--- MATERIAL ---
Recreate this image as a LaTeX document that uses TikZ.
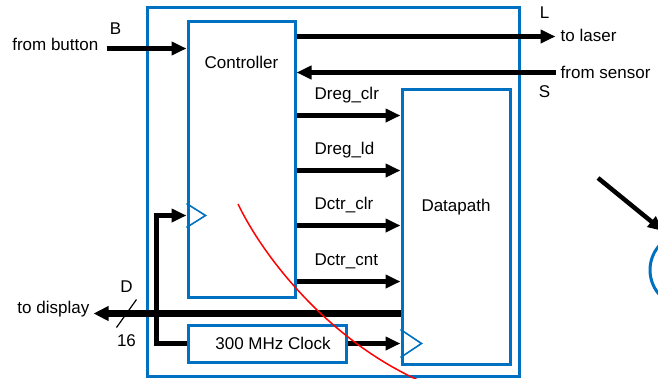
\documentclass[tikz,border=0pt]{standalone}
\usepackage{fontspec}
\setmainfont{Liberation Sans}
\usetikzlibrary{arrows.meta,calc,positioning}
\definecolor{Wire}{HTML}{0070C0}
\definecolor{Cut}{HTML}{FF0000}

\tikzset{
  blk/.style={draw=Wire, line width=3pt, inner sep=0pt},
  tag/.style={font=\fontsize{17}{19}\selectfont, inner sep=0pt},
  sig/.style={line width=4.5pt, -{Triangle[length=15pt,width=13pt]}},
  bus/.style={line width=6.5pt, -{Triangle[length=15pt,width=14pt]}},
  clkmark/.style={draw=Wire, line width=1.6pt},
}

\begin{document}
\begin{tikzpicture}[x=1pt, y=-1pt]
  \useasboundingbox (0,0) rectangle (658,378);

  % system, controller, datapath, clock
  \node[blk, minimum width=372pt, minimum height=369pt] (sys) at (333,191.5) {};
  \node[blk, minimum width=107pt, minimum height=276pt] (ctrl) at (241.5,159) {};
  \node[blk, minimum width=108pt, minimum height=275pt] (dp) at (456,226.5) {};
  \node[blk, minimum width=158pt, minimum height=37pt, tag] (clk) at (267,343.5) {\hspace*{12pt}300 MHz Clock};
  \node[tag] (ctrltxt) at ($(ctrl.north)+(0,43)$) {Controller};
  \node[tag] (dptxt) at ($(dp.north)+(0,120)$) {Datapath};

  % button in
  \path (ctrl.north west) ++(0,29) coordinate (bin);
  \coordinate (bsrc) at ($(bin)+(-80,0)$);
  \draw[sig] (bsrc) -- (bin);
  \node[tag, left=8pt of bsrc, yshift=4pt] (btntxt) {from button};
  \node[tag] (btag) at ($(bsrc)+(9,-20)$) {B};

  % laser out, sensor in
  \path (ctrl.north east) ++(0,17) coordinate (lout);
  \coordinate (ldst) at ($(lout)+(259,0)$);
  \draw[sig] (lout) -- (ldst);
  \node[tag, right=5pt of ldst, yshift=1pt] (lasertxt) {to laser};
  \node[tag] (ltag) at ($(ldst)+(-11,-24)$) {L};

  \path (ctrl.north east) ++(0,53) coordinate (sin);
  \coordinate (ssrc) at ($(sin)+(259,0)$);
  \draw[sig] (ssrc) -- (sin);
  \node[tag, right=5pt of ssrc] (sensortxt) {from sensor};
  \node[tag] (stag) at ($(ssrc)+(-11,19)$) {S};

  % controller to datapath
  \foreach \i/\nm/\yy in {1/Dreg\_clr/96, 2/Dreg\_ld/151, 3/Dctr\_clr/206, 4/Dctr\_cnt/262} {
    \path (ctrl.north east) ++(0,\yy) coordinate (s\i);
    \draw[sig] (s\i) -- (s\i -| dp.west);
    \node[tag, above right=12pt and 18pt of s\i] (sig\i) {\nm};
  }

  % display bus
  \path (dp.south west) ++(0,-52) coordinate (dout);
  \coordinate (dend) at ($(dout)+(-307,0)$);
  \draw[bus] (dout) -- (dend);
  \node[tag, left=4pt of dend, yshift=4pt] (disptxt) {to display};
  \draw[line width=1.2pt] ($(dend)+(23,14)$) -- ($(dend)+(43,-14)$);
  \node[tag] (dtag) at ($(dend)+(33,-27)$) {D};
  \node[tag] (wtag) at ($(dend)+(33,27)$) {16};

  % clock
  \path (ctrl.south west) ++(0,-83) coordinate (cin);
  \coordinate (cbend) at ($(clk.west)+(-30,0)$);
  \draw[sig] (clk.west) -- (cbend) |- (cin);
  \draw[clkmark] ($(cin)+(0,-12)$) -- ++(19,12) -- ++(-19,12);
  \coordinate (dclk) at (clk.east -| dp.west);
  \draw[sig] (clk.east) -- (dclk);
  \draw[clkmark] ($(dclk)+(0,-14)$) -- ++(21,14) -- ++(-21,14);

  % cut line
  \draw[Cut, line width=1.5pt] (238,204) .. controls (265,260) and (330,340) .. (418,380);

  % next part, off the edge
  \node[blk, circle, minimum size=74pt] (nxt) at (687,270) {};
  \coordinate (rtail) at (598,178);
  \coordinate (rhead) at (663,231);
  \draw[sig] (rtail) -- (rhead);
\end{tikzpicture}
\end{document}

--- WHAT IS ASKED ---
Repeat the lines above, starting at the first and stopping after the line that holds "(dptxt) at ($(dp.north)+(0,120)$)", with the pictures left out.

--- ANSWER FOR THE TASK ---
Recreate this image as a LaTeX document that uses TikZ.
\documentclass[tikz,border=0pt]{standalone}
\usepackage{fontspec}
\setmainfont{Liberation Sans}
\usetikzlibrary{arrows.meta,calc,positioning}
\definecolor{Wire}{HTML}{0070C0}
\definecolor{Cut}{HTML}{FF0000}

\tikzset{
  blk/.style={draw=Wire, line width=3pt, inner sep=0pt},
  tag/.style={font=\fontsize{17}{19}\selectfont, inner sep=0pt},
  sig/.style={line width=4.5pt, -{Triangle[length=15pt,width=13pt]}},
  bus/.style={line width=6.5pt, -{Triangle[length=15pt,width=14pt]}},
  clkmark/.style={draw=Wire, line width=1.6pt},
}

\begin{document}
\begin{tikzpicture}[x=1pt, y=-1pt]
  \useasboundingbox (0,0) rectangle (658,378);

  % system, controller, datapath, clock
  \node[blk, minimum width=372pt, minimum height=369pt] (sys) at (333,191.5) {};
  \node[blk, minimum width=107pt, minimum height=276pt] (ctrl) at (241.5,159) {};
  \node[blk, minimum width=108pt, minimum height=275pt] (dp) at (456,226.5) {};
  \node[blk, minimum width=158pt, minimum height=37pt, tag] (clk) at (267,343.5) {\hspace*{12pt}300 MHz Clock};
  \node[tag] (ctrltxt) at ($(ctrl.north)+(0,43)$) {Controller};
  \node[tag] (dptxt) at ($(dp.north)+(0,120)$) {Datapath};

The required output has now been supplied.